Das so entstandene Korpus und die Quellen der Subkorpora können unter https://github.com/cophi-wue/German_HateSpeech_Corpus eingesehen werden. Aktuell besteht das Korpus aus 6 unterschiedlichen Datensätzen und umfasst insgesamt 9.149 Textinstanzen, darunter 8.202 neutrale, 718 problematische und 229 hasserfüllte Texte. Die verwendete, engere Definition von Hassrede für dieses Projekt und die Einführung einer dritten Klasse als Kompromiss zeigen durch die Mengenverteilung über die Klassen klar, dass echter Hass vergleichsweise selten auftritt (insbesondere da wir oft bereits eine Vorauswahl an voraussichtlich hasserfüllten Daten getroffen haben). Das Korpus vermittelt damit auch ein anderes, möglicherweise realistischeres Bild von Hassrede als die anderen Projekte, was je nach Anwendungsfall für Forschende interessant sein kann. Insgesamt hoffen wir, dass wir durch die Bereitstellung dieses Korpus eine zusätzliche Grundlage für die Entwicklung und Evaluation von computergestützter Methoden zur Erkennung von Hassrede im Deutschen schaffen können.

Referenzen

Fedtke, Cornelia und Gregor Wiedemann (2020). "Hass-und Gegenrede in der Kommentierung massenmedialer Berichterstattung." Soziale Medien. Springer Vieweg, Wiesbaden, 91-120.

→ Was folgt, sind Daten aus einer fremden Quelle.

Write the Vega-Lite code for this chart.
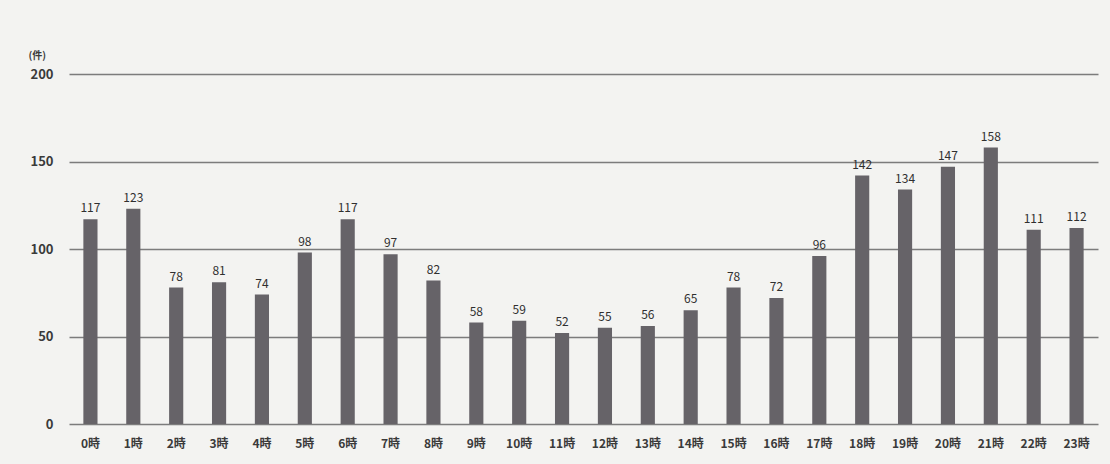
{
  "$schema": "https://vega.github.io/schema/vega-lite/v6.json",
  "autosize": {"type": "none"},
  "padding": {"left": 69, "top": 74, "right": 12, "bottom": 40},
  "width": 1029,
  "height": 350,
  "background": "#f3f3f1",
  "config": {"view": {"stroke": null}, "font": "Noto Sans CJK JP"},
  "data": {"values": [
    {"hour": "0時", "count": 117},
    {"hour": "1時", "count": 123},
    {"hour": "2時", "count": 78},
    {"hour": "3時", "count": 81},
    {"hour": "4時", "count": 74},
    {"hour": "5時", "count": 98},
    {"hour": "6時", "count": 117},
    {"hour": "7時", "count": 97},
    {"hour": "8時", "count": 82},
    {"hour": "9時", "count": 58},
    {"hour": "10時", "count": 59},
    {"hour": "11時", "count": 52},
    {"hour": "12時", "count": 55},
    {"hour": "13時", "count": 56},
    {"hour": "14時", "count": 65},
    {"hour": "15時", "count": 78},
    {"hour": "16時", "count": 72},
    {"hour": "17時", "count": 96},
    {"hour": "18時", "count": 142},
    {"hour": "19時", "count": 134},
    {"hour": "20時", "count": 147},
    {"hour": "21時", "count": 158},
    {"hour": "22時", "count": 111},
    {"hour": "23時", "count": 112}
  ]},
  "encoding": {
    "x": {"field": "hour", "type": "nominal", "sort": null,
      "scale": {"paddingInner": 0.67, "paddingOuter": 0.335},
      "axis": {"title": null, "labelAngle": 0, "domain": false, "ticks": false, "labelPadding": 14, "labelFontSize": 12, "labelFontWeight": "bold", "labelColor": "#3a3a3a"}},
    "y": {"field": "count", "type": "quantitative",
      "scale": {"domain": [0, 200]},
      "axis": {"title": "(件)", "titleAngle": 0, "titleX": -41, "titleY": -14, "titleAlign": "left", "titleFontSize": 10, "titleFontWeight": "bold", "titleColor": "#3a3a3a",
        "values": [0, 50, 100, 150, 200], "domain": false, "ticks": false, "labelPadding": 16, "labelFontSize": 13, "labelFontWeight": "bold", "labelColor": "#3a3a3a",
        "grid": true, "gridColor": "#6f6f6f", "gridWidth": 1.5, "gridOpacity": 0.9}}
  },
  "layer": [
    {"mark": {"type": "bar", "color": "#666368"}},
    {"mark": {"type": "text", "dy": -11, "fontSize": 12, "color": "#2f2f2f"},
     "encoding": {"text": {"field": "count", "type": "quantitative"}}}
  ]
}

Rafael, Simone und Alexander Ritzmann (2018). „Hintergrund: „Das ABC des Problemkomplexes Hassrede, Extremismus und NetzDG“.“ In Hassrede und Radikalisierung im Netz. Hrsg. von Johannes Baldauf, Julia Ebner und Jakob Guhl, 11–19.

Vogel, Inna, Roey Regev und Martin Steinebach (2019). "Automatisierte Analyse Radikaler Inhalte im Internet." INFORMATIK 2019: 50 Jahre Gesellschaft für Informatik–Informatik für Gesellschaft.